*** Data section ***
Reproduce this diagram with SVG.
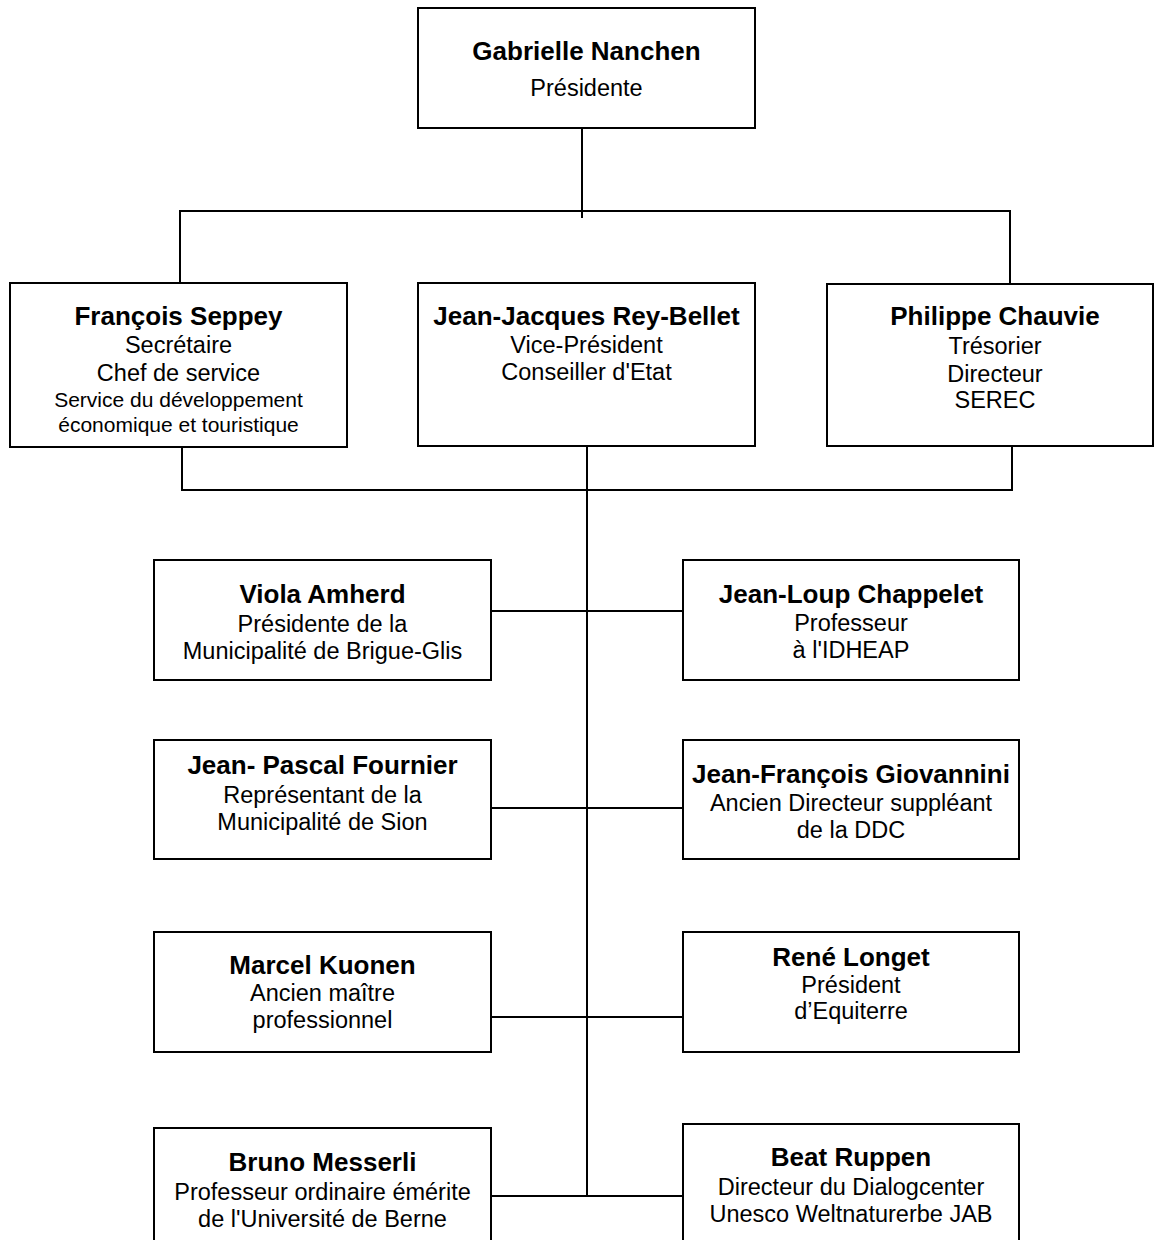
<svg xmlns="http://www.w3.org/2000/svg" width="1155" height="1240" viewBox="0 0 1155 1240">
<style>
rect{fill:#fff;stroke:#000;stroke-width:2}
#connectors path{fill:none;stroke:#000;stroke-width:2}
text{font-family:"Liberation Sans",Arial,sans-serif;text-anchor:middle;fill:#000}
.n{font-weight:bold;font-size:26px}
.r{font-size:23.5px}
.s{font-size:21px}
</style>
<rect x="0" y="0" width="1155" height="1240" style="stroke:none"/>
<g id="connectors">
<path d="M582,128 V218"/>
<path d="M180,283 V211 H1010 V284"/>
<path d="M182,447 V490 H1012 V446"/>
<path d="M587,446 V1196"/>
<path d="M491,611 H683"/>
<path d="M491,808 H683"/>
<path d="M491,1017 H683"/>
<path d="M491,1196 H683"/>
</g>
<g id="nanchen">
<rect x="418" y="8" width="337" height="120"/>
<text class="n" x="586.5" y="60">Gabrielle Nanchen</text>
<text class="r" x="586.5" y="96">Présidente</text>
</g>
<g id="seppey">
<rect x="10" y="283" width="337" height="164"/>
<text class="n" x="178.5" y="325">François Seppey</text>
<text class="r" x="178.5" y="353">Secrétaire</text>
<text class="r" x="178.5" y="381">Chef de service</text>
<text class="s" x="178.5" y="407">Service du développement</text>
<text class="s" x="178.5" y="432">économique et touristique</text>
</g>
<g id="reybellet">
<rect x="418" y="283" width="337" height="163"/>
<text class="n" x="586.5" y="325">Jean-Jacques Rey-Bellet</text>
<text class="r" x="586.5" y="353">Vice-Président</text>
<text class="r" x="586.5" y="380">Conseiller d'Etat</text>
</g>
<g id="chauvie">
<rect x="827" y="284" width="326" height="162"/>
<text class="n" x="995" y="325">Philippe Chauvie</text>
<text class="r" x="995" y="354">Trésorier</text>
<text class="r" x="995" y="382">Directeur</text>
<text class="r" x="995" y="408">SEREC</text>
</g>
<g id="amherd">
<rect x="154" y="560" width="337" height="120"/>
<text class="n" x="322.5" y="603">Viola Amherd</text>
<text class="r" x="322.5" y="632">Présidente de la</text>
<text class="r" x="322.5" y="659">Municipalité de Brigue-Glis</text>
</g>
<g id="chappelet">
<rect x="683" y="560" width="336" height="120"/>
<text class="n" x="851" y="603">Jean-Loup Chappelet</text>
<text class="r" x="851" y="631">Professeur</text>
<text class="r" x="851" y="658">à l'IDHEAP</text>
</g>
<g id="fournier">
<rect x="154" y="740" width="337" height="119"/>
<text class="n" x="322.5" y="774">Jean- Pascal Fournier</text>
<text class="r" x="322.5" y="803">Représentant de la</text>
<text class="r" x="322.5" y="830">Municipalité de Sion</text>
</g>
<g id="giovannini">
<rect x="683" y="740" width="336" height="119"/>
<text class="n" x="851" y="783">Jean-François Giovannini</text>
<text class="r" x="851" y="811">Ancien Directeur suppléant</text>
<text class="r" x="851" y="838">de la DDC</text>
</g>
<g id="kuonen">
<rect x="154" y="932" width="337" height="120"/>
<text class="n" x="322.5" y="974">Marcel Kuonen</text>
<text class="r" x="322.5" y="1001">Ancien maître</text>
<text class="r" x="322.5" y="1028">professionnel</text>
</g>
<g id="longet">
<rect x="683" y="932" width="336" height="120"/>
<text class="n" x="851" y="966">René Longet</text>
<text class="r" x="851" y="993">Président</text>
<text class="r" x="851" y="1019">d’Equiterre</text>
</g>
<g id="messerli">
<rect x="154" y="1128" width="337" height="130"/>
<text class="n" x="322.5" y="1171">Bruno Messerli</text>
<text class="r" x="322.5" y="1200">Professeur ordinaire émérite</text>
<text class="r" x="322.5" y="1227">de l'Université de Berne</text>
</g>
<g id="ruppen">
<rect x="683" y="1124" width="336" height="130"/>
<text class="n" x="851" y="1166">Beat Ruppen</text>
<text class="r" x="851" y="1195">Directeur du Dialogcenter</text>
<text class="r" x="851" y="1222">Unesco Weltnaturerbe JAB</text>
</g>
</svg>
***
### Brief
All of the data above should be quoted exactly, except for the pictures.

### Complete answer
Reproduce this diagram with SVG.
<svg xmlns="http://www.w3.org/2000/svg" width="1155" height="1240" viewBox="0 0 1155 1240">
<style>
rect{fill:#fff;stroke:#000;stroke-width:2}
#connectors path{fill:none;stroke:#000;stroke-width:2}
text{font-family:"Liberation Sans",Arial,sans-serif;text-anchor:middle;fill:#000}
.n{font-weight:bold;font-size:26px}
.r{font-size:23.5px}
.s{font-size:21px}
</style>
<rect x="0" y="0" width="1155" height="1240" style="stroke:none"/>
<g id="connectors">
<path d="M582,128 V218"/>
<path d="M180,283 V211 H1010 V284"/>
<path d="M182,447 V490 H1012 V446"/>
<path d="M587,446 V1196"/>
<path d="M491,611 H683"/>
<path d="M491,808 H683"/>
<path d="M491,1017 H683"/>
<path d="M491,1196 H683"/>
</g>
<g id="nanchen">
<rect x="418" y="8" width="337" height="120"/>
<text class="n" x="586.5" y="60">Gabrielle Nanchen</text>
<text class="r" x="586.5" y="96">Présidente</text>
</g>
<g id="seppey">
<rect x="10" y="283" width="337" height="164"/>
<text class="n" x="178.5" y="325">François Seppey</text>
<text class="r" x="178.5" y="353">Secrétaire</text>
<text class="r" x="178.5" y="381">Chef de service</text>
<text class="s" x="178.5" y="407">Service du développement</text>
<text class="s" x="178.5" y="432">économique et touristique</text>
</g>
<g id="reybellet">
<rect x="418" y="283" width="337" height="163"/>
<text class="n" x="586.5" y="325">Jean-Jacques Rey-Bellet</text>
<text class="r" x="586.5" y="353">Vice-Président</text>
<text class="r" x="586.5" y="380">Conseiller d'Etat</text>
</g>
<g id="chauvie">
<rect x="827" y="284" width="326" height="162"/>
<text class="n" x="995" y="325">Philippe Chauvie</text>
<text class="r" x="995" y="354">Trésorier</text>
<text class="r" x="995" y="382">Directeur</text>
<text class="r" x="995" y="408">SEREC</text>
</g>
<g id="amherd">
<rect x="154" y="560" width="337" height="120"/>
<text class="n" x="322.5" y="603">Viola Amherd</text>
<text class="r" x="322.5" y="632">Présidente de la</text>
<text class="r" x="322.5" y="659">Municipalité de Brigue-Glis</text>
</g>
<g id="chappelet">
<rect x="683" y="560" width="336" height="120"/>
<text class="n" x="851" y="603">Jean-Loup Chappelet</text>
<text class="r" x="851" y="631">Professeur</text>
<text class="r" x="851" y="658">à l'IDHEAP</text>
</g>
<g id="fournier">
<rect x="154" y="740" width="337" height="119"/>
<text class="n" x="322.5" y="774">Jean- Pascal Fournier</text>
<text class="r" x="322.5" y="803">Représentant de la</text>
<text class="r" x="322.5" y="830">Municipalité de Sion</text>
</g>
<g id="giovannini">
<rect x="683" y="740" width="336" height="119"/>
<text class="n" x="851" y="783">Jean-François Giovannini</text>
<text class="r" x="851" y="811">Ancien Directeur suppléant</text>
<text class="r" x="851" y="838">de la DDC</text>
</g>
<g id="kuonen">
<rect x="154" y="932" width="337" height="120"/>
<text class="n" x="322.5" y="974">Marcel Kuonen</text>
<text class="r" x="322.5" y="1001">Ancien maître</text>
<text class="r" x="322.5" y="1028">professionnel</text>
</g>
<g id="longet">
<rect x="683" y="932" width="336" height="120"/>
<text class="n" x="851" y="966">René Longet</text>
<text class="r" x="851" y="993">Président</text>
<text class="r" x="851" y="1019">d’Equiterre</text>
</g>
<g id="messerli">
<rect x="154" y="1128" width="337" height="130"/>
<text class="n" x="322.5" y="1171">Bruno Messerli</text>
<text class="r" x="322.5" y="1200">Professeur ordinaire émérite</text>
<text class="r" x="322.5" y="1227">de l'Université de Berne</text>
</g>
<g id="ruppen">
<rect x="683" y="1124" width="336" height="130"/>
<text class="n" x="851" y="1166">Beat Ruppen</text>
<text class="r" x="851" y="1195">Directeur du Dialogcenter</text>
<text class="r" x="851" y="1222">Unesco Weltnaturerbe JAB</text>
</g>
</svg>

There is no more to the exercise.